* Task statement:
Images appear in the records below; leave them out and repeat everything else exactly.

-=-=-

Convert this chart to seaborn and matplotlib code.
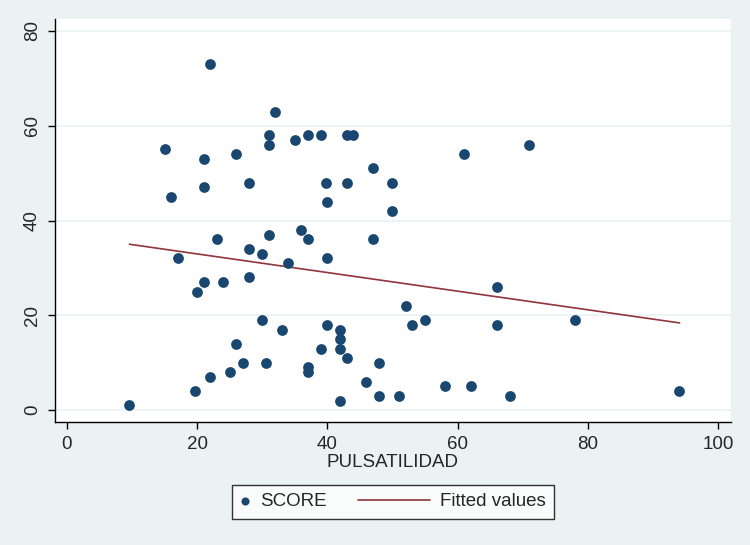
import matplotlib
matplotlib.use("Agg")
import matplotlib.pyplot as plt
from matplotlib.legend_handler import HandlerLine2D
import seaborn as sns
import pandas as pd

# puntos
pulsatilidad = [9.6, 15, 16, 17, 19.7, 20, 21, 21, 21, 22, 22, 23, 24, 25, 26, 26, 27,
                28, 28, 28, 30, 30, 30.5, 31, 31, 31, 32, 33, 34, 35, 36, 37, 37, 37, 37,
                39, 39, 39.8, 40, 40, 40, 42, 42, 42, 42, 43, 44, 43, 43, 46, 47, 47, 48,
                48, 50, 50, 51, 52, 53, 55, 58, 61, 62, 66, 66, 68, 71, 78, 94]
score = [1, 55, 45, 32, 4, 25, 53, 47, 27, 73, 7, 36, 27, 8, 54, 14, 10,
         48, 34, 28, 33, 19, 10, 58, 56, 37, 63, 17, 31, 57, 38, 58, 36, 9, 8,
         58, 13, 48, 44, 32, 18, 17, 15, 13, 2, 58, 58, 48, 11, 6, 51, 36, 10,
         3, 48, 42, 3, 22, 18, 19, 5, 54, 5, 26, 18, 3, 56, 19, 4]

# recta ajustada (extremos leidos)
fit_x = [9.6, 94.1]
fit_y = [35.0, 18.4]

bg = "#EAF2F3"
navy = "#1A476F"
maroon = "#90353B"
fs = 13.5


class LongLine(HandlerLine2D):
    # linea de leyenda mas larga que el hueco del marcador
    def create_artists(self, legend, orig_handle, xdescent, ydescent, width, height, fontsize, trans):
        extra = 3.34 * fontsize
        return super().create_artists(legend, orig_handle, xdescent + extra, ydescent,
                                      width + extra, height, fontsize, trans)


sns.set_style("white")
plt.rcParams['font.family'] = ['Liberation Sans', 'DejaVu Sans']

df = pd.DataFrame({"PULSATILIDAD": pulsatilidad, "SCORE": score})
df_fit = pd.DataFrame({"x": fit_x, "y": fit_y})

fig = plt.figure(figsize=(7.5, 5.45), dpi=100, facecolor=bg)
ax = fig.add_axes([0.0733, 0.2257, 0.9014, 0.7393])
ax.set_facecolor("white")

sns.scatterplot(data=df, x="PULSATILIDAD", y="SCORE", ax=ax, color=navy, s=60,
                edgecolor=navy, linewidth=0, label="SCORE", zorder=3)
sns.lineplot(data=df_fit, x="x", y="y", ax=ax, color=maroon, linewidth=1.2,
             label="Fitted values", zorder=2)

ax.set_xlim(-1.84, 102)
ax.set_ylim(-2.5, 82.5)
ax.set_xticks([0, 20, 40, 60, 80, 100])
ax.set_yticks([0, 20, 40, 60, 80])
ax.yaxis.grid(True, color=bg, linewidth=1.2)
ax.set_axisbelow(True)

for s in ["top", "right"]:
    ax.spines[s].set_visible(False)
for s in ["left", "bottom"]:
    ax.spines[s].set_color("black")
    ax.spines[s].set_linewidth(1.0)

ax.tick_params(axis="both", direction="out", length=5, width=1, color="black",
               labelsize=fs, pad=5, left=True, bottom=True)
for lbl in ax.get_yticklabels():
    lbl.set_rotation(90)
    lbl.set_va("center")

ax.set_xlabel("PULSATILIDAD", fontsize=fs, labelpad=1)
ax.set_ylabel("")

ax.get_legend().remove()
handles, labels = ax.get_legend_handles_labels()
leg = fig.legend(handles, labels, loc="center", bbox_to_anchor=(393 / 750, 1 - 501.5 / 545),
                 ncol=2, frameon=True, fancybox=False, fontsize=fs,
                 handlelength=0.5, columnspacing=5.0, markerscale=0.75,
                 borderpad=0.45, handletextpad=0.55,
                 handler_map={handles[1]: LongLine()})
leg.get_frame().set_edgecolor("black")
leg.get_frame().set_linewidth(1.0)
leg.get_frame().set_facecolor("white")

fig.savefig("out.png", dpi=100, facecolor=bg)
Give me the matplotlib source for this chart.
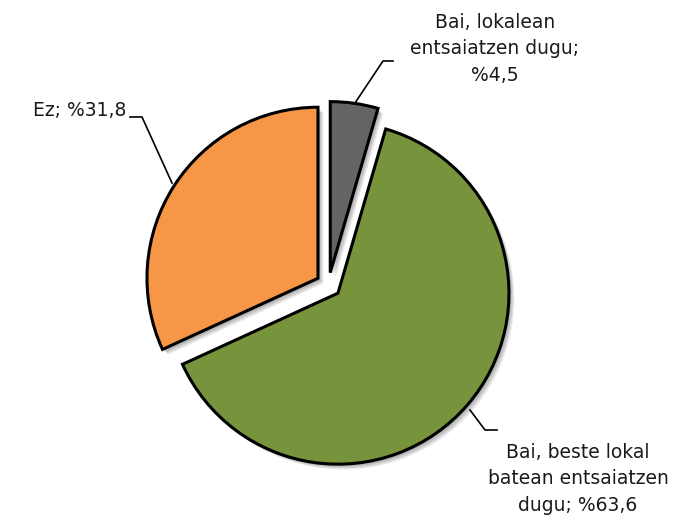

-=-=-

* Solution to the problem:
Convert this chart to seaborn and matplotlib code.
import matplotlib
matplotlib.use("Agg")
import matplotlib.pyplot as plt
from matplotlib.legend_handler import HandlerLine2D
import seaborn as sns
import pandas as pd

# puntos
pulsatilidad = [9.6, 15, 16, 17, 19.7, 20, 21, 21, 21, 22, 22, 23, 24, 25, 26, 26, 27,
                28, 28, 28, 30, 30, 30.5, 31, 31, 31, 32, 33, 34, 35, 36, 37, 37, 37, 37,
                39, 39, 39.8, 40, 40, 40, 42, 42, 42, 42, 43, 44, 43, 43, 46, 47, 47, 48,
                48, 50, 50, 51, 52, 53, 55, 58, 61, 62, 66, 66, 68, 71, 78, 94]
score = [1, 55, 45, 32, 4, 25, 53, 47, 27, 73, 7, 36, 27, 8, 54, 14, 10,
         48, 34, 28, 33, 19, 10, 58, 56, 37, 63, 17, 31, 57, 38, 58, 36, 9, 8,
         58, 13, 48, 44, 32, 18, 17, 15, 13, 2, 58, 58, 48, 11, 6, 51, 36, 10,
         3, 48, 42, 3, 22, 18, 19, 5, 54, 5, 26, 18, 3, 56, 19, 4]

# recta ajustada (extremos leidos)
fit_x = [9.6, 94.1]
fit_y = [35.0, 18.4]

bg = "#EAF2F3"
navy = "#1A476F"
maroon = "#90353B"
fs = 13.5


class LongLine(HandlerLine2D):
    # linea de leyenda mas larga que el hueco del marcador
    def create_artists(self, legend, orig_handle, xdescent, ydescent, width, height, fontsize, trans):
        extra = 3.34 * fontsize
        return super().create_artists(legend, orig_handle, xdescent + extra, ydescent,
                                      width + extra, height, fontsize, trans)


sns.set_style("white")
plt.rcParams['font.family'] = ['Liberation Sans', 'DejaVu Sans']

df = pd.DataFrame({"PULSATILIDAD": pulsatilidad, "SCORE": score})
df_fit = pd.DataFrame({"x": fit_x, "y": fit_y})

fig = plt.figure(figsize=(7.5, 5.45), dpi=100, facecolor=bg)
ax = fig.add_axes([0.0733, 0.2257, 0.9014, 0.7393])
ax.set_facecolor("white")

sns.scatterplot(data=df, x="PULSATILIDAD", y="SCORE", ax=ax, color=navy, s=60,
                edgecolor=navy, linewidth=0, label="SCORE", zorder=3)
sns.lineplot(data=df_fit, x="x", y="y", ax=ax, color=maroon, linewidth=1.2,
             label="Fitted values", zorder=2)

ax.set_xlim(-1.84, 102)
ax.set_ylim(-2.5, 82.5)
ax.set_xticks([0, 20, 40, 60, 80, 100])
ax.set_yticks([0, 20, 40, 60, 80])
ax.yaxis.grid(True, color=bg, linewidth=1.2)
ax.set_axisbelow(True)

for s in ["top", "right"]:
    ax.spines[s].set_visible(False)
for s in ["left", "bottom"]:
    ax.spines[s].set_color("black")
    ax.spines[s].set_linewidth(1.0)

ax.tick_params(axis="both", direction="out", length=5, width=1, color="black",
               labelsize=fs, pad=5, left=True, bottom=True)
for lbl in ax.get_yticklabels():
    lbl.set_rotation(90)
    lbl.set_va("center")

ax.set_xlabel("PULSATILIDAD", fontsize=fs, labelpad=1)
ax.set_ylabel("")

ax.get_legend().remove()
handles, labels = ax.get_legend_handles_labels()
leg = fig.legend(handles, labels, loc="center", bbox_to_anchor=(393 / 750, 1 - 501.5 / 545),
                 ncol=2, frameon=True, fancybox=False, fontsize=fs,
                 handlelength=0.5, columnspacing=5.0, markerscale=0.75,
                 borderpad=0.45, handletextpad=0.55,
                 handler_map={handles[1]: LongLine()})
leg.get_frame().set_edgecolor("black")
leg.get_frame().set_linewidth(1.0)
leg.get_frame().set_facecolor("white")

fig.savefig("out.png", dpi=100, facecolor=bg)
Give me the matplotlib source for this chart.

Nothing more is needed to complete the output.